▸ WRITTEN EXERCISE:
Write each line of the material exactly as given, from the top through the line that contains "for (let i = 1;", and omit all pictures.

--- begin DATASET EXCERPT ---

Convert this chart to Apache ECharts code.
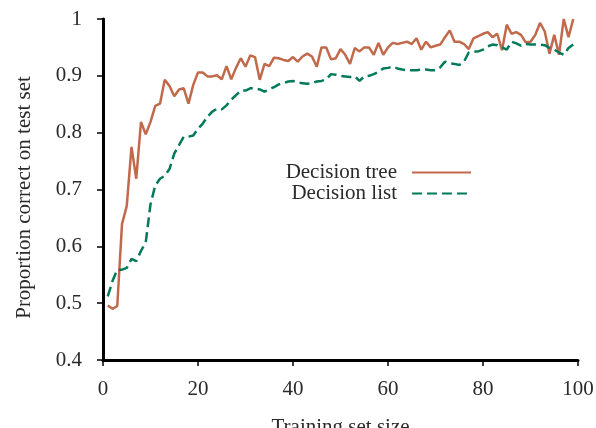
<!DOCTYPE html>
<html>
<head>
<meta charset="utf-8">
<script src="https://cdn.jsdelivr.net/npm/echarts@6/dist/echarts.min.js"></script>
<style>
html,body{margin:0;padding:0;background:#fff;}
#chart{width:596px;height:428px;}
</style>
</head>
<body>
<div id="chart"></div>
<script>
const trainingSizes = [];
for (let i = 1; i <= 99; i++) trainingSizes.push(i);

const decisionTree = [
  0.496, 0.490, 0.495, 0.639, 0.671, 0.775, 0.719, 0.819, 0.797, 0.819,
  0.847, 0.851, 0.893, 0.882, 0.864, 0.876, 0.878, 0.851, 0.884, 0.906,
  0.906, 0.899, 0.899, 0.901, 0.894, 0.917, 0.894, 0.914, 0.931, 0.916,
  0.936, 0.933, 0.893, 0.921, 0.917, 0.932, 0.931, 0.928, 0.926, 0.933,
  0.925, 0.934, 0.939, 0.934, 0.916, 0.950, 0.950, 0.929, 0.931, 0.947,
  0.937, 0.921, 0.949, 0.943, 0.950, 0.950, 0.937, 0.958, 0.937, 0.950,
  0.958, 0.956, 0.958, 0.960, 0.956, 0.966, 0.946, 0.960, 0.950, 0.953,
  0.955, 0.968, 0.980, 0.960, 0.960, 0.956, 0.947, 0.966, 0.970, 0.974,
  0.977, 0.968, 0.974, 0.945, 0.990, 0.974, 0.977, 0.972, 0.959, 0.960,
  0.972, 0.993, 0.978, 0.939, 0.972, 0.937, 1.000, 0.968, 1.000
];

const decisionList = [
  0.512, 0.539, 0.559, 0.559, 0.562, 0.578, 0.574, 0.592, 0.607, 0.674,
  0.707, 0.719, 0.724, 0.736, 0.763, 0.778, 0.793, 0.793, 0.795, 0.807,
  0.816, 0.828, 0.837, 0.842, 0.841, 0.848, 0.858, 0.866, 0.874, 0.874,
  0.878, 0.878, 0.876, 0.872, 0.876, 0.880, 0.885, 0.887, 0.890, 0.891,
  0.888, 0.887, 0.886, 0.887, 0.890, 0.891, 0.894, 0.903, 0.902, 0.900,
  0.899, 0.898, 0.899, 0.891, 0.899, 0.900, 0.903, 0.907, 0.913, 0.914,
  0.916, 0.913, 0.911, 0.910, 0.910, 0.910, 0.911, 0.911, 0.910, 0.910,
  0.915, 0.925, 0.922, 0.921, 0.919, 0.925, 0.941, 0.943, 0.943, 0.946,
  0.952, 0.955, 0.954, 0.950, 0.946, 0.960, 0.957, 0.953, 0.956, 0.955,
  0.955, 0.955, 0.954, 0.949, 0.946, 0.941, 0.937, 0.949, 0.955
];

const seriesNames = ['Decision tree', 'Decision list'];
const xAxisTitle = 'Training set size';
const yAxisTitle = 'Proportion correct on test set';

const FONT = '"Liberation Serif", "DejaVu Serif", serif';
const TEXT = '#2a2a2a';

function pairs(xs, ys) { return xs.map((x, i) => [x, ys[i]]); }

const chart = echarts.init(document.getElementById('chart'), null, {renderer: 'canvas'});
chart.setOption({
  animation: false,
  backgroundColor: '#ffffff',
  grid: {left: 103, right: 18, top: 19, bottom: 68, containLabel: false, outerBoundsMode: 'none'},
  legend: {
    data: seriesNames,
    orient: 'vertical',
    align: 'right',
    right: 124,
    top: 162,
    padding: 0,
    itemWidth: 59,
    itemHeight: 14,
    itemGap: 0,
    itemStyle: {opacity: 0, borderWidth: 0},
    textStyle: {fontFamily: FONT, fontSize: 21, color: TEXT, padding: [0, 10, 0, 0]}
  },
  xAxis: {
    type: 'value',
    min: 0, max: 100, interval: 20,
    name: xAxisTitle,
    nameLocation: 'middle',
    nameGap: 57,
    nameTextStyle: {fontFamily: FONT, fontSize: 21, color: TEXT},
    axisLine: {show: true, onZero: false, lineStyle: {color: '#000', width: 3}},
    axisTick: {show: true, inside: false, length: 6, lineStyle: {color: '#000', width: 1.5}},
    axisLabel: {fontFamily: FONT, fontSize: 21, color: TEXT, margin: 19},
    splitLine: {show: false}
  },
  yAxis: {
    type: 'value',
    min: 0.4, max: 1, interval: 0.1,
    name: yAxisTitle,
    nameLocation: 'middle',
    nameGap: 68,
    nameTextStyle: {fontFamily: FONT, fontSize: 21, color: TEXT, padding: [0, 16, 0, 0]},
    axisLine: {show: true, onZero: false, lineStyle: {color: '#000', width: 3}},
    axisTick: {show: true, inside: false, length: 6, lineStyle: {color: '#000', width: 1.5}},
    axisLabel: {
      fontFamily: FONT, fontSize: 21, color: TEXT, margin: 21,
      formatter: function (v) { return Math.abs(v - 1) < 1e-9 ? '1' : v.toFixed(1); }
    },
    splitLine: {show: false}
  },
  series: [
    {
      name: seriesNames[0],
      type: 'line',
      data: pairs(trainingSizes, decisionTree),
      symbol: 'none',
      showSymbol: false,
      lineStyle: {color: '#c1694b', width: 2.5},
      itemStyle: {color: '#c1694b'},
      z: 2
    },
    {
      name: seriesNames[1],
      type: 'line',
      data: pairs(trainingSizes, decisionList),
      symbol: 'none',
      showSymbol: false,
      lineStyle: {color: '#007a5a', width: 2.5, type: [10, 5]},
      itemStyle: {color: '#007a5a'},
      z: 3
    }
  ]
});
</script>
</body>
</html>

--- end DATASET EXCERPT ---

▸ SOLUTION BELOW:
Convert this chart to Apache ECharts code.
<!DOCTYPE html>
<html>
<head>
<meta charset="utf-8">
<script src="https://cdn.jsdelivr.net/npm/echarts@6/dist/echarts.min.js"></script>
<style>
html,body{margin:0;padding:0;background:#fff;}
#chart{width:596px;height:428px;}
</style>
</head>
<body>
<div id="chart"></div>
<script>
const trainingSizes = [];
for (let i = 1; i <= 99; i++) trainingSizes.push(i);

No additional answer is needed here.